Task instructions — From the first line of the listing below, retype each line up to and including the one with "ax.bar(x, variation, width=0.39, color=bar_color, zorder=2)"; pictures stay out.

Material —
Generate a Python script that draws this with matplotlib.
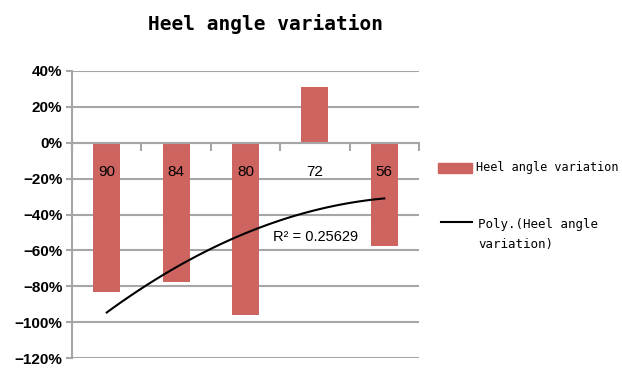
import matplotlib
matplotlib.use("Agg")
import numpy as np
import matplotlib.pyplot as plt
from matplotlib.patches import Rectangle
from matplotlib.lines import Line2D

# heel angle change per group, in percent
categories = ["90", "84", "80", "72", "56"]
variation = [-83, -77.6, -95.8, 31, -57.8]
r2_text = "R\u00b2 = 0.25629"

bar_color = "#CD6460"
grid_color = "#A6A6A6"

W, H = 622, 370
fig = plt.figure(figsize=(W / 100, H / 100), dpi=100)


def fx(px):
    return px / W


def fy(py):
    return 1 - py / H


ax = fig.add_axes([fx(72), fy(358), fx(419) - fx(72), fy(71) - fy(358)])

x = np.arange(1, len(categories) + 1)
ax.bar(x, variation, width=0.39, color=bar_color, zorder=2)

# second order polynomial trend line over the bars
coef = np.polyfit(x, variation, 2)
xs = np.linspace(1, len(categories), 100)
ax.plot(xs, np.polyval(coef, xs), color="black", lw=1.5, zorder=3)
ax.text(3.4, -52.4, r2_text, fontsize=10.5, family="Liberation Sans",
        ha="left", va="center", zorder=4)

ax.set_xlim(0.5, len(categories) + 0.5)
ax.set_ylim(-120, 40)
ax.set_yticks(np.arange(-120, 41, 20))
ax.set_yticklabels(["\u2212%d%%" % -v if v < 0 else "%d%%" % v
                    for v in range(-120, 41, 20)],
                   fontsize=11, fontweight="bold", family="Liberation Sans")
ax.yaxis.grid(True, color=grid_color, lw=1.5, zorder=0)
ax.tick_params(axis="y", length=4, width=1.5, color=grid_color, pad=3)

# category axis sits on the zero line
ax.spines["bottom"].set_position(("data", 0))
ax.spines["bottom"].set_color(grid_color)
ax.spines["bottom"].set_linewidth(1.5)
ax.spines["left"].set_color(grid_color)
ax.spines["left"].set_linewidth(1.5)
ax.spines["top"].set_visible(False)
ax.spines["right"].set_visible(False)
ax.set_xticks(np.arange(0.5, len(categories) + 1, 1))
ax.set_xticklabels([])
ax.tick_params(axis="x", length=6, width=1.5, color=grid_color)

# category names drawn over the bars
for xi, name in zip(x, categories):
    ax.annotate(name, xy=(xi, 0), xytext=(0, -29), textcoords="offset pixels",
                fontsize=11, family="Liberation Sans", ha="center", va="center",
                zorder=5)

fig.text(fx(265), fy(24), "Heel angle variation", family="DejaVu Sans Mono",
         fontweight="bold", fontsize=14, ha="center", va="center")

# legend
fig.patches.append(Rectangle((fx(438), fy(173)), fx(34), fy(163) - fy(173),
                             transform=fig.transFigure, color=bar_color))
fig.text(fx(476), fy(168), "Heel angle variation", family="DejaVu Sans Mono",
         fontsize=8.5, ha="left", va="center")
fig.lines.append(Line2D([fx(441), fx(472)], [fy(222), fy(222)],
                        transform=fig.transFigure, color="black", lw=1.5))
fig.text(fx(478), fy(235), "Poly.(Heel angle\nvariation)", family="DejaVu Sans Mono",
         fontsize=9, ha="left", va="center", linespacing=1.7)

fig.savefig("out.png", dpi=100)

Correct output —
Generate a Python script that draws this with matplotlib.
import matplotlib
matplotlib.use("Agg")
import numpy as np
import matplotlib.pyplot as plt
from matplotlib.patches import Rectangle
from matplotlib.lines import Line2D

# heel angle change per group, in percent
categories = ["90", "84", "80", "72", "56"]
variation = [-83, -77.6, -95.8, 31, -57.8]
r2_text = "R\u00b2 = 0.25629"

bar_color = "#CD6460"
grid_color = "#A6A6A6"

W, H = 622, 370
fig = plt.figure(figsize=(W / 100, H / 100), dpi=100)


def fx(px):
    return px / W


def fy(py):
    return 1 - py / H


ax = fig.add_axes([fx(72), fy(358), fx(419) - fx(72), fy(71) - fy(358)])

x = np.arange(1, len(categories) + 1)
ax.bar(x, variation, width=0.39, color=bar_color, zorder=2)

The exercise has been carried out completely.